▶ [Given request] All of the data should be repeated exactly; pictures are not part of the copy.

▶ [Information provided]
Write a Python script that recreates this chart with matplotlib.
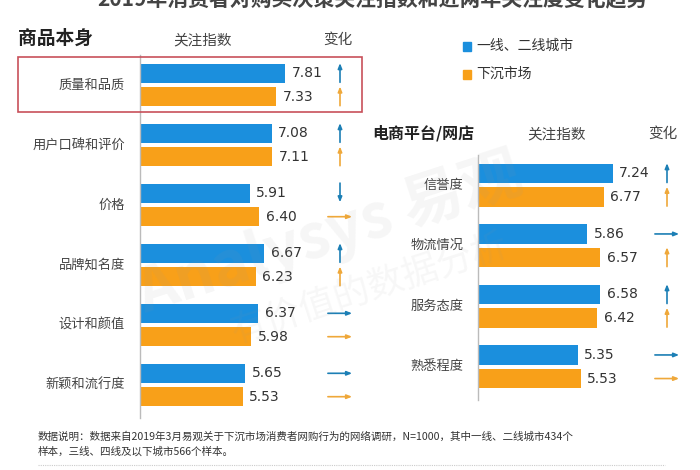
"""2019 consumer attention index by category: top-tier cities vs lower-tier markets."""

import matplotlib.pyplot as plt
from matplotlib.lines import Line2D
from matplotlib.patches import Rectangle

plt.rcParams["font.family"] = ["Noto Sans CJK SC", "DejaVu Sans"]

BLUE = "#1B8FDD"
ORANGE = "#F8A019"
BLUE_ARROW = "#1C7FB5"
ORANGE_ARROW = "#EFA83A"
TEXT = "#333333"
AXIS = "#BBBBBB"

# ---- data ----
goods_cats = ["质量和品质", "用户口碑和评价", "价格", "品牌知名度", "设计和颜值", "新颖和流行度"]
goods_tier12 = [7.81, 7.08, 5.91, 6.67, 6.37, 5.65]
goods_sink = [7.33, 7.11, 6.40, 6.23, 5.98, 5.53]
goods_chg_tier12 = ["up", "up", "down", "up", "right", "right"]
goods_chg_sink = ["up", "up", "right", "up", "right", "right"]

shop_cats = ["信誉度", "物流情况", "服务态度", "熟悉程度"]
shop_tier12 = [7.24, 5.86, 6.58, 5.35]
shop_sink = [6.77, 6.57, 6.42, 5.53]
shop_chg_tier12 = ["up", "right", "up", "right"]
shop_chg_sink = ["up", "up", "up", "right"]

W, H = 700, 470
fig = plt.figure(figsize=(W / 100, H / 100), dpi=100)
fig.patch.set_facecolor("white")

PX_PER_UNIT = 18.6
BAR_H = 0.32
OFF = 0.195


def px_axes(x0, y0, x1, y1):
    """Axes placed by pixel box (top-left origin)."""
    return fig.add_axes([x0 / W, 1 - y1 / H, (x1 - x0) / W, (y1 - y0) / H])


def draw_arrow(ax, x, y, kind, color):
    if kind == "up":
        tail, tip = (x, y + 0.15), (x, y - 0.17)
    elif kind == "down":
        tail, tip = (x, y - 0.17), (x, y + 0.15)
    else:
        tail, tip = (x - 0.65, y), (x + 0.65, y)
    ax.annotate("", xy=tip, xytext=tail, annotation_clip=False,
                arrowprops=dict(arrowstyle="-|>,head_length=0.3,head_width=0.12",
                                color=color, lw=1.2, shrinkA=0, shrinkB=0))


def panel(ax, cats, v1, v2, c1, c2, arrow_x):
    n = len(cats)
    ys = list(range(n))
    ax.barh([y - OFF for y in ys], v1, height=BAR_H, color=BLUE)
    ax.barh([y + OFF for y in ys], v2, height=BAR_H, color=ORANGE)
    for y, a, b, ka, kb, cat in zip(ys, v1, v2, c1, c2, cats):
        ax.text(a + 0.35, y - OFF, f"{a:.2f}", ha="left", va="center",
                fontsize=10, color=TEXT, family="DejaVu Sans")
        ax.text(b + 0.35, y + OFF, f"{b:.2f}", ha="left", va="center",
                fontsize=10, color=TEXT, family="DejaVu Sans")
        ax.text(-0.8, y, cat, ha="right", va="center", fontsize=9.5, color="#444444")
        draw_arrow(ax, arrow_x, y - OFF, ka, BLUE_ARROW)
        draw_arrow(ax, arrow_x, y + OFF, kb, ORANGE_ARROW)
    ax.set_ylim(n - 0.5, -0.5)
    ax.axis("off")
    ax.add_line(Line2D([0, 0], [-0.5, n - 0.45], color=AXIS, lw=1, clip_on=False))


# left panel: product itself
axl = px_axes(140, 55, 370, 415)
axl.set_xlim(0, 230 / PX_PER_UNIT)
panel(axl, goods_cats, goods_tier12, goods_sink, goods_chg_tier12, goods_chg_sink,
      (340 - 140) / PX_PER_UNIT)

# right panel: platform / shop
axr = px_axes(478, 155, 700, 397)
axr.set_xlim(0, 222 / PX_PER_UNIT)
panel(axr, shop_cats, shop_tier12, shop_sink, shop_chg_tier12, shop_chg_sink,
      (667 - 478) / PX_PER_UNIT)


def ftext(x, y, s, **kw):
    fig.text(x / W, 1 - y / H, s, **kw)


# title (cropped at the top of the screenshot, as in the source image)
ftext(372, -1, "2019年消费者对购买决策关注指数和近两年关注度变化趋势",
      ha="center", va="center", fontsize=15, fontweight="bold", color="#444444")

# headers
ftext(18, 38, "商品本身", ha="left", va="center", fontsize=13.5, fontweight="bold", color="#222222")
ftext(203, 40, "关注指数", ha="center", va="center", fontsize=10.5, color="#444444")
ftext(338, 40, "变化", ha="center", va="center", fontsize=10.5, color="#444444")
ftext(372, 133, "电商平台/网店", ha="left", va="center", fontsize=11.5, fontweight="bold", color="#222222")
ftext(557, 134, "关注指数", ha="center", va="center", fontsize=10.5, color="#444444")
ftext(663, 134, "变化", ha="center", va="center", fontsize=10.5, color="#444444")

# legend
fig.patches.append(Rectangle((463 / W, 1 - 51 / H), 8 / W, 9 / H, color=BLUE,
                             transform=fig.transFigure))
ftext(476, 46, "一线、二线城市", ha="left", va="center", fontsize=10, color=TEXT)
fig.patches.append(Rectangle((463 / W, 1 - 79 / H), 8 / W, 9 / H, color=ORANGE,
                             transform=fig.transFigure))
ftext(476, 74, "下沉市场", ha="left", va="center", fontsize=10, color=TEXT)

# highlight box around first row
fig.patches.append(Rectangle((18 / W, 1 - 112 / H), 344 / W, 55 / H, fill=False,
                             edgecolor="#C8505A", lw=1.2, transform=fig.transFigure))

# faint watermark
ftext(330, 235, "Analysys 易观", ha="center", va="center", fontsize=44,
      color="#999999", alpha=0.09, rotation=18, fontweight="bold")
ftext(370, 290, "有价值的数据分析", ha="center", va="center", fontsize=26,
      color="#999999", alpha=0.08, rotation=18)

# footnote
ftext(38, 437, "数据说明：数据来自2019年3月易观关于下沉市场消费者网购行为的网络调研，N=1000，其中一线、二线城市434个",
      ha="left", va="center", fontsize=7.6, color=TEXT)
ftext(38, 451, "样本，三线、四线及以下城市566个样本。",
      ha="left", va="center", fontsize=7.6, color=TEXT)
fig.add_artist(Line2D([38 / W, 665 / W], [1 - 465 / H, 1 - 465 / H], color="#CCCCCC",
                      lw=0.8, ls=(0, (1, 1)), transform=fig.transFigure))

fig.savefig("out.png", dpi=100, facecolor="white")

▶ [Problem solution]
Write a Python script that recreates this chart with matplotlib.
"""2019 consumer attention index by category: top-tier cities vs lower-tier markets."""

import matplotlib.pyplot as plt
from matplotlib.lines import Line2D
from matplotlib.patches import Rectangle

plt.rcParams["font.family"] = ["Noto Sans CJK SC", "DejaVu Sans"]

BLUE = "#1B8FDD"
ORANGE = "#F8A019"
BLUE_ARROW = "#1C7FB5"
ORANGE_ARROW = "#EFA83A"
TEXT = "#333333"
AXIS = "#BBBBBB"

# ---- data ----
goods_cats = ["质量和品质", "用户口碑和评价", "价格", "品牌知名度", "设计和颜值", "新颖和流行度"]
goods_tier12 = [7.81, 7.08, 5.91, 6.67, 6.37, 5.65]
goods_sink = [7.33, 7.11, 6.40, 6.23, 5.98, 5.53]
goods_chg_tier12 = ["up", "up", "down", "up", "right", "right"]
goods_chg_sink = ["up", "up", "right", "up", "right", "right"]

shop_cats = ["信誉度", "物流情况", "服务态度", "熟悉程度"]
shop_tier12 = [7.24, 5.86, 6.58, 5.35]
shop_sink = [6.77, 6.57, 6.42, 5.53]
shop_chg_tier12 = ["up", "right", "up", "right"]
shop_chg_sink = ["up", "up", "up", "right"]

W, H = 700, 470
fig = plt.figure(figsize=(W / 100, H / 100), dpi=100)
fig.patch.set_facecolor("white")

PX_PER_UNIT = 18.6
BAR_H = 0.32
OFF = 0.195


def px_axes(x0, y0, x1, y1):
    """Axes placed by pixel box (top-left origin)."""
    return fig.add_axes([x0 / W, 1 - y1 / H, (x1 - x0) / W, (y1 - y0) / H])


def draw_arrow(ax, x, y, kind, color):
    if kind == "up":
        tail, tip = (x, y + 0.15), (x, y - 0.17)
    elif kind == "down":
        tail, tip = (x, y - 0.17), (x, y + 0.15)
    else:
        tail, tip = (x - 0.65, y), (x + 0.65, y)
    ax.annotate("", xy=tip, xytext=tail, annotation_clip=False,
                arrowprops=dict(arrowstyle="-|>,head_length=0.3,head_width=0.12",
                                color=color, lw=1.2, shrinkA=0, shrinkB=0))


def panel(ax, cats, v1, v2, c1, c2, arrow_x):
    n = len(cats)
    ys = list(range(n))
    ax.barh([y - OFF for y in ys], v1, height=BAR_H, color=BLUE)
    ax.barh([y + OFF for y in ys], v2, height=BAR_H, color=ORANGE)
    for y, a, b, ka, kb, cat in zip(ys, v1, v2, c1, c2, cats):
        ax.text(a + 0.35, y - OFF, f"{a:.2f}", ha="left", va="center",
                fontsize=10, color=TEXT, family="DejaVu Sans")
        ax.text(b + 0.35, y + OFF, f"{b:.2f}", ha="left", va="center",
                fontsize=10, color=TEXT, family="DejaVu Sans")
        ax.text(-0.8, y, cat, ha="right", va="center", fontsize=9.5, color="#444444")
        draw_arrow(ax, arrow_x, y - OFF, ka, BLUE_ARROW)
        draw_arrow(ax, arrow_x, y + OFF, kb, ORANGE_ARROW)
    ax.set_ylim(n - 0.5, -0.5)
    ax.axis("off")
    ax.add_line(Line2D([0, 0], [-0.5, n - 0.45], color=AXIS, lw=1, clip_on=False))


# left panel: product itself
axl = px_axes(140, 55, 370, 415)
axl.set_xlim(0, 230 / PX_PER_UNIT)
panel(axl, goods_cats, goods_tier12, goods_sink, goods_chg_tier12, goods_chg_sink,
      (340 - 140) / PX_PER_UNIT)

# right panel: platform / shop
axr = px_axes(478, 155, 700, 397)
axr.set_xlim(0, 222 / PX_PER_UNIT)
panel(axr, shop_cats, shop_tier12, shop_sink, shop_chg_tier12, shop_chg_sink,
      (667 - 478) / PX_PER_UNIT)


def ftext(x, y, s, **kw):
    fig.text(x / W, 1 - y / H, s, **kw)


# title (cropped at the top of the screenshot, as in the source image)
ftext(372, -1, "2019年消费者对购买决策关注指数和近两年关注度变化趋势",
      ha="center", va="center", fontsize=15, fontweight="bold", color="#444444")

# headers
ftext(18, 38, "商品本身", ha="left", va="center", fontsize=13.5, fontweight="bold", color="#222222")
ftext(203, 40, "关注指数", ha="center", va="center", fontsize=10.5, color="#444444")
ftext(338, 40, "变化", ha="center", va="center", fontsize=10.5, color="#444444")
ftext(372, 133, "电商平台/网店", ha="left", va="center", fontsize=11.5, fontweight="bold", color="#222222")
ftext(557, 134, "关注指数", ha="center", va="center", fontsize=10.5, color="#444444")
ftext(663, 134, "变化", ha="center", va="center", fontsize=10.5, color="#444444")

# legend
fig.patches.append(Rectangle((463 / W, 1 - 51 / H), 8 / W, 9 / H, color=BLUE,
                             transform=fig.transFigure))
ftext(476, 46, "一线、二线城市", ha="left", va="center", fontsize=10, color=TEXT)
fig.patches.append(Rectangle((463 / W, 1 - 79 / H), 8 / W, 9 / H, color=ORANGE,
                             transform=fig.transFigure))
ftext(476, 74, "下沉市场", ha="left", va="center", fontsize=10, color=TEXT)

# highlight box around first row
fig.patches.append(Rectangle((18 / W, 1 - 112 / H), 344 / W, 55 / H, fill=False,
                             edgecolor="#C8505A", lw=1.2, transform=fig.transFigure))

# faint watermark
ftext(330, 235, "Analysys 易观", ha="center", va="center", fontsize=44,
      color="#999999", alpha=0.09, rotation=18, fontweight="bold")
ftext(370, 290, "有价值的数据分析", ha="center", va="center", fontsize=26,
      color="#999999", alpha=0.08, rotation=18)

# footnote
ftext(38, 437, "数据说明：数据来自2019年3月易观关于下沉市场消费者网购行为的网络调研，N=1000，其中一线、二线城市434个",
      ha="left", va="center", fontsize=7.6, color=TEXT)
ftext(38, 451, "样本，三线、四线及以下城市566个样本。",
      ha="left", va="center", fontsize=7.6, color=TEXT)
fig.add_artist(Line2D([38 / W, 665 / W], [1 - 465 / H, 1 - 465 / H], color="#CCCCCC",
                      lw=0.8, ls=(0, (1, 1)), transform=fig.transFigure))

fig.savefig("out.png", dpi=100, facecolor="white")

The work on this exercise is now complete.